Repost, first posted on July 17, 2012. I am reposting a couple of things I have written about Crichton and his “State of Fear” novel, which is the most harmful book in history, since I am just publishing my second global change science fiction novel “Tasneem”, and that novel is in part an answer to Crichton.
One thing I have learned from studying Michael Crichton’s novel “State of Fear” is that a science fiction novel doesn’t have to make sense. That’s not its purpose. It’s purpose is to entertain. Arguably, Crichton also wanted to present a point of view, but that is not his first job as a writer.

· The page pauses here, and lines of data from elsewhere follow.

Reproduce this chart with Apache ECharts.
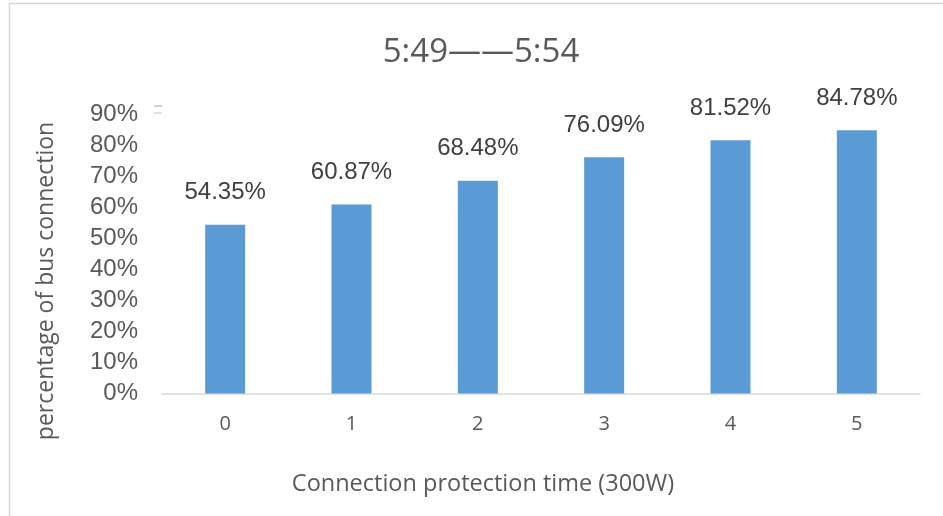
<!DOCTYPE html>
<html>
<head>
<meta charset="utf-8">
<script src="https://cdn.jsdelivr.net/npm/echarts@6/dist/echarts.min.js"></script>
<style>
html,body{margin:0;padding:0;background:#fff;}
#c{width:943px;height:516px;}
</style>
</head>
<body>
<div id="c"></div>
<script>
const titleText = '5:49——5:54';
const categories = ['0', '1', '2', '3', '4', '5'];
const values = [54.35, 60.87, 68.48, 76.09, 81.52, 84.78];
const yTicks = [0, 10, 20, 30, 40, 50, 60, 70, 80, 90];
const xName = 'Connection protection time (300W)';
const yName = 'percentage of bus connection';

const chart = echarts.init(document.getElementById('c'), null, {renderer: 'canvas'});
chart.setOption({
  animation: false,
  backgroundColor: '#ffffff',
  graphic: [
    {type: 'rect', shape: {x: 9.5, y: 3.5, width: 1000, height: 600}, style: {fill: 'none', stroke: '#D9D9D9', lineWidth: 1.5}, silent: true},
    {type: 'rect', shape: {x: 154, y: 105, width: 8, height: 2}, style: {fill: '#D0D0D0'}, silent: true},
    {type: 'rect', shape: {x: 154, y: 112, width: 8, height: 2}, style: {fill: '#E0E0E0'}, silent: true},
    {type: 'text', x: 481, y: 53, silent: true,
     style: {text: titleText, fontFamily: 'Open Sans', fontSize: 33, fill: '#595959', textAlign: 'center', textVerticalAlign: 'middle'}},
    {type: 'text', x: 483, y: 484, silent: true,
     style: {text: xName, fontFamily: 'Open Sans', fontSize: 23.5, fill: '#595959', textAlign: 'center', textVerticalAlign: 'middle'}},
    {type: 'text', x: 46, y: 281, rotation: Math.PI / 2, silent: true,
     style: {text: yName, fontFamily: 'Open Sans', fontSize: 23, fill: '#595959', textAlign: 'center', textVerticalAlign: 'middle'}}
  ],
  grid: {left: 162, right: 23, top: 114, bottom: 122.5, containLabel: false},
  xAxis: {
    type: 'category',
    data: categories,
    axisLine: {lineStyle: {color: '#D9D9D9', width: 1.5}},
    axisTick: {show: false},
    axisLabel: {fontFamily: 'Open Sans', fontSize: 20, color: '#595959', margin: 21}
  },
  yAxis: {
    type: 'value',
    min: yTicks[0],
    max: yTicks[yTicks.length - 1],
    interval: yTicks[1] - yTicks[0],
    axisLine: {show: false},
    axisTick: {show: false},
    splitLine: {show: false},
    axisLabel: {fontFamily: 'Liberation Sans', fontSize: 24, color: '#595959', margin: 24, formatter: v => v + '%'}
  },
  series: [{
    type: 'bar',
    data: values,
    barWidth: 40,
    itemStyle: {color: '#5B9BD5'},
    label: {
      show: true,
      position: 'top',
      distance: 20,
      fontFamily: 'Liberation Sans',
      fontSize: 24,
      color: '#404040',
      formatter: p => p.value.toFixed(2) + '%'
    }
  }]
});
</script>
</body>
</html>
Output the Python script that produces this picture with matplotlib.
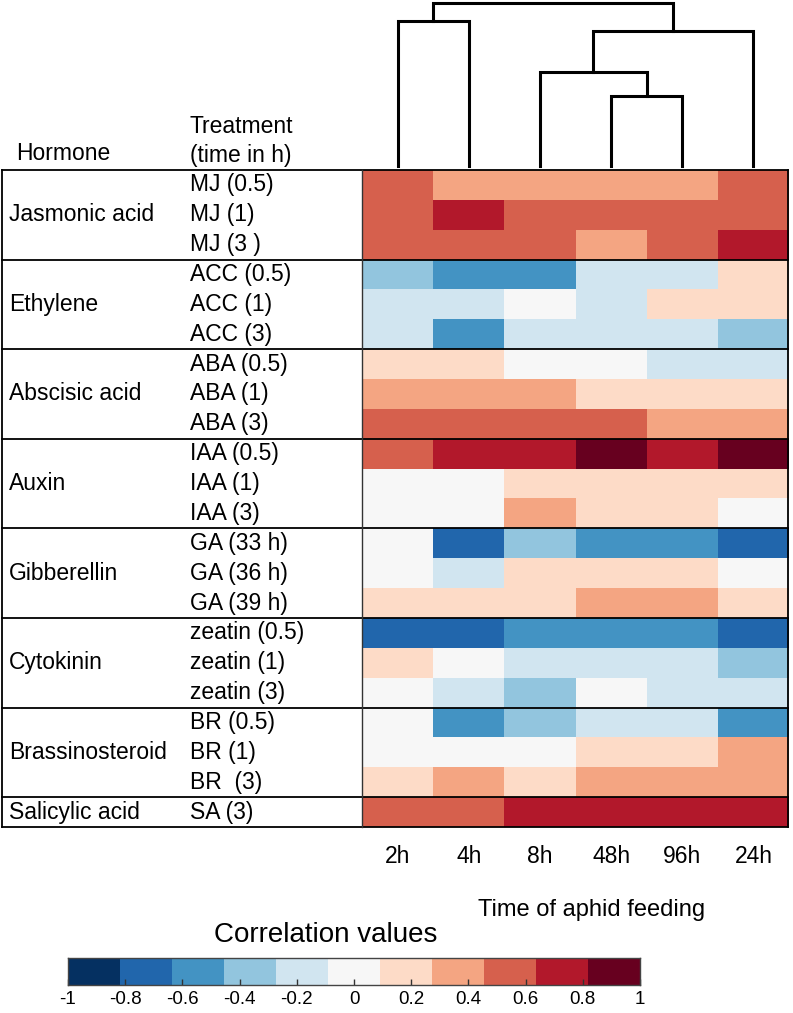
import matplotlib
matplotlib.use("Agg")
import matplotlib.pyplot as plt
from matplotlib.colors import ListedColormap, BoundaryNorm
import numpy as np

plt.rcParams['font.family'] = ['Liberation Sans', 'DejaVu Sans']

# ---------------- data ----------------
time_labels = ["2h", "4h", "8h", "48h", "96h", "24h"]

hormones = ["Jasmonic acid", "Ethylene", "Abscisic acid", "Auxin",
            "Gibberellin", "Cytokinin", "Brassinosteroid", "Salicylic acid"]
group_sizes = [3, 3, 3, 3, 3, 3, 3, 1]

treatments = ["MJ (0.5)", "MJ (1)", "MJ (3 )",
              "ACC (0.5)", "ACC (1)", "ACC (3)",
              "ABA (0.5)", "ABA (1)", "ABA (3)",
              "IAA (0.5)", "IAA (1)", "IAA (3)",
              "GA (33 h)", "GA (36 h)", "GA (39 h)",
              "zeatin (0.5)", "zeatin (1)", "zeatin (3)",
              "BR (0.5)", "BR (1)", "BR  (3)",
              "SA (3)"]

# correlation values (columns follow time_labels)
corr_values = [
    [0.55, 0.36, 0.36, 0.36, 0.36, 0.55],
    [0.55, 0.73, 0.55, 0.55, 0.55, 0.55],
    [0.55, 0.55, 0.55, 0.36, 0.55, 0.73],
    [-0.36, -0.55, -0.55, -0.18, -0.18, 0.18],
    [-0.18, -0.18, 0.00, -0.18, 0.18, 0.18],
    [-0.18, -0.55, -0.18, -0.18, -0.18, -0.36],
    [0.18, 0.18, 0.00, 0.00, -0.18, -0.18],
    [0.36, 0.36, 0.36, 0.18, 0.18, 0.18],
    [0.55, 0.55, 0.55, 0.55, 0.36, 0.36],
    [0.55, 0.73, 0.73, 0.90, 0.73, 0.90],
    [0.00, 0.00, 0.18, 0.18, 0.18, 0.18],
    [0.00, 0.00, 0.36, 0.18, 0.18, 0.00],
    [0.00, -0.73, -0.36, -0.55, -0.55, -0.73],
    [0.00, -0.18, 0.18, 0.18, 0.18, 0.00],
    [0.18, 0.18, 0.18, 0.36, 0.36, 0.18],
    [-0.73, -0.73, -0.55, -0.55, -0.55, -0.73],
    [0.18, 0.00, -0.18, -0.18, -0.18, -0.36],
    [0.00, -0.18, -0.36, 0.00, -0.18, -0.18],
    [0.00, -0.55, -0.36, -0.18, -0.18, -0.55],
    [0.00, 0.00, 0.00, 0.18, 0.18, 0.36],
    [0.18, 0.36, 0.18, 0.36, 0.36, 0.36],
    [0.55, 0.55, 0.73, 0.73, 0.73, 0.73],
]

# dendrogram over columns (scipy-style linkage: a, b, height)
col_linkage = [
    [0, 1, 0.89],
    [3, 4, 0.43],
    [2, 7, 0.58],
    [8, 5, 0.83],
    [6, 9, 1.00],
]

cbar_ticks = [-1, -0.8, -0.6, -0.4, -0.2, 0, 0.2, 0.4, 0.6, 0.8, 1]
cbar_ticklabels = ["-1", "-0.8", "-0.6", "-0.4", "-0.2", "0", "0.2", "0.4", "0.6", "0.8", "1"]

palette = ["#053061", "#2166ac", "#4393c3", "#92c5de", "#d1e5f0", "#f7f7f7",
           "#fddbc7", "#f4a582", "#d6604d", "#b2182b", "#67001f"]

# ---------------- layout ----------------
W, H = 793, 1013
fig = plt.figure(figsize=(W / 100, H / 100), dpi=100)


def fbox(x0, y0, x1, y1):
    return [x0 / W, 1 - y1 / H, (x1 - x0) / W, (y1 - y0) / H]


HL, HR, HT, HB = 362, 789, 170, 827
FS = 16.5

cmap = ListedColormap(palette)
edges = np.linspace(-1, 1, len(palette) + 1)
norm = BoundaryNorm(edges, cmap.N)

data = np.array(corr_values)
nrow, ncol = data.shape

# heatmap
ax = fig.add_axes(fbox(HL, HT, HR, HB))
ax.pcolormesh(np.arange(ncol + 1) - 0.5, np.arange(nrow + 1) - 0.5, data,
              cmap=cmap, norm=norm)
ax.set_xlim(-0.5, ncol - 0.5)
ax.set_ylim(nrow - 0.5, -0.5)
ax.set_yticks([])
ax.set_xticks(range(ncol))
ax.set_xticklabels(time_labels, fontsize=FS)
ax.tick_params(axis='x', length=0, pad=13)
for s in ax.spines.values():
    s.set_visible(False)
ax.set_xlabel("Time of aphid feeding", fontsize=17)
ax.xaxis.set_label_coords((592 - HL) / (HR - HL), -(899 - HB) / (HB - HT))

# dendrogram
dax = fig.add_axes(fbox(HL, 3.3, HR, 166))
dax.set_xlim(-0.5, ncol - 0.5)
dax.set_ylim(0, 1.0)
dax.axis('off')
pos = {i: (float(i), 0.0) for i in range(ncol)}
for k, (a, b, h) in enumerate(col_linkage):
    xa, ha = pos[a]
    xb, hb = pos[b]
    dax.plot([xa, xa, xb, xb], [ha, h, h, hb], color='black', lw=2.2,
             solid_joinstyle='miter', clip_on=False)
    pos[ncol + k] = ((xa + xb) / 2, h)

# overlay for table lines and labels
ov = fig.add_axes([0, 0, 1, 1])
ov.set_xlim(0, W)
ov.set_ylim(H, 0)
ov.axis('off')
ov.patch.set_alpha(0)

row_h = (HB - HT) / nrow
bounds = np.concatenate([[0], np.cumsum(group_sizes)])
for b in bounds:
    y = HT + b * row_h
    ov.plot([2, 788], [y, y], color='black', lw=1.3)
ov.plot([2, 2], [HT, HB], color='black', lw=1.3)
ov.plot([788, 788], [HT, HB], color='black', lw=1.3)
ov.plot([HL, HL], [HT, HB], color='#333333', lw=1.0)

for g, name in enumerate(hormones):
    yc = HT + (bounds[g] + group_sizes[g] / 2) * row_h
    ov.text(9, yc, name, fontsize=FS, va='center', ha='left')
for r, t in enumerate(treatments):
    yc = HT + (r + 0.5) * row_h
    ov.text(190, yc, t, fontsize=FS, va='center', ha='left')

ov.text(16, 153, "Hormone", fontsize=FS, va='center', ha='left')
ov.text(190, 126, "Treatment", fontsize=FS, va='center', ha='left')
ov.text(190, 155, "(time in h)", fontsize=FS, va='center', ha='left')

ov.text(326, 935, "Correlation values", fontsize=20, va='center', ha='center')

# colour bar
cax = fig.add_axes(fbox(68, 958, 640, 985))
cax.pcolormesh(edges, [0, 1], ((edges[:-1] + edges[1:]) / 2)[None, :],
               cmap=cmap, norm=norm)
cax.set_xlim(-1, 1)
cax.set_ylim(0, 1)
cax.set_yticks([])
cax.set_xticks(cbar_ticks)
cax.set_xticklabels(cbar_ticklabels, fontsize=13.5)
cax.tick_params(axis='x', direction='in', length=4, width=1, pad=4, color='#333333')
for s in cax.spines.values():
    s.set_color('#444444')
    s.set_linewidth(1)

fig.savefig("out.png", dpi=100)
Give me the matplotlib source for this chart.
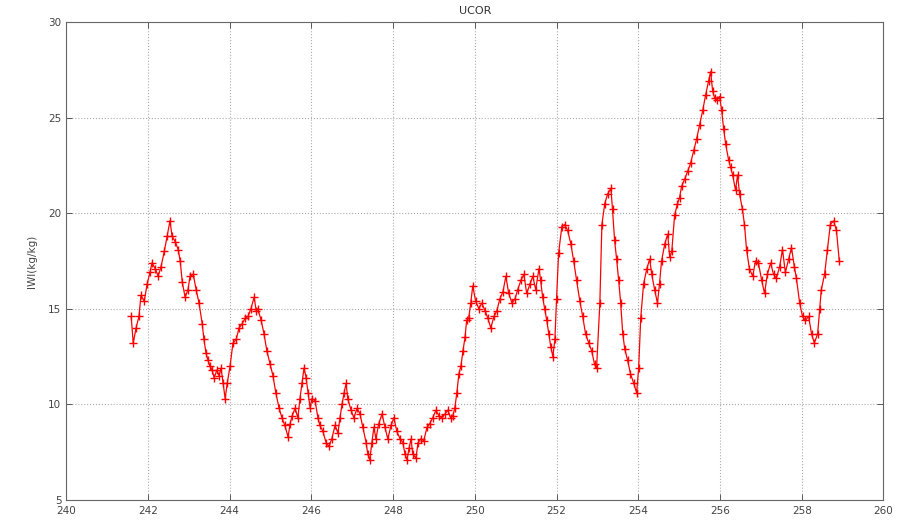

So the following long list of things that don’t make any sense in the plot development is actually rather irrelevant. The only reason I write them down anyway is: If a famous writer like Crichton can use a plot full of holes large enough to drive a truck through them, so can everybody else.
In chronological order:
The novel starts out with killing the first character introduced, Jonathan Marshall. The motive given for that is that he has the key to a research facility and the evil terrorists want to use that.
It makes no sense to kill him. They could have just used his key while he was sleeping, and returned it in the next morning. Attracts much less undesirable attention. Even if they decide to bump him off, it makes no sense to do it in the strange way they adopt, which is associated with all kinds of risks of failure and detection.
Then, later in the novel, character “Morton” gets a list of locations right from the terrorist organization. How the hell is that supposed to have happened? And why doesn’t he just hand it over to Kenner, instead playing some games with his remote control?
The main character, Evans, is a lawyer. What business has a lawyer running around disrupting terrorist plots? He doesn’t have a client at the time. And he is certainly completely useless in any of these operations. In the real world, the government would of course move in with military assets in sufficient force.
The only possible explanation is that Crichton doesn’t like lawyers (I recall having a T-Rex gulp down a lawyer in “Jurassic Park”) and thought it would be more fun to have lawyers falling in crevices, getting hit by lightnings and captured by savages than some military type. Also, having people incompetent at what basically requires military action helps to keep some suspense.
At some time Morton goes into hiding by faking a car accident. Couldn’t he go into hiding without that as well? This guy is seriously rich. Surely he can afford enough security to make sure some lawyer can’t get at him. And if so, why would he want to go alone to that island?
And what business have they flying around with the private jet all the time? Morton is supposed to be dead. They can’t use the jet. And with this kind of great threat, wouldn’t the government have a jet or two of their own available?
One of the goofy theories advanced in the novel is that there was a sudden spike in 1989 in the use of words like “crisis” in the media, with the new fear of global warming replacing the old fear of communism. That is a contradiction in itself. If the “State of Fear” is constant and only the object of fear changes, then there should be no such spike measurable.
The bad guys can’t be possibly so incompetent as to actually reference disrupted events in a speech at the conference. If they were, they would never get so far as nearly pull off some of the events.
And, of course, the largest plothole of all:
Triggering a tsunami doesn’t make any sense if you want to attract attention to global warming. There are many catastrophic consequences to be expected from global warming; but nobody ever asserted earthquakes are caused by it.
Update: I forgot two other problems. For one, there is no plausible way a radio could be modified to attract lightnings. And it doesn’t make any sense for the terrorists being able to switch those radios.
Also I forgot to link to my own global warming science fiction novel “Great News”. Having written that is the reason for my interest in this book in the first place.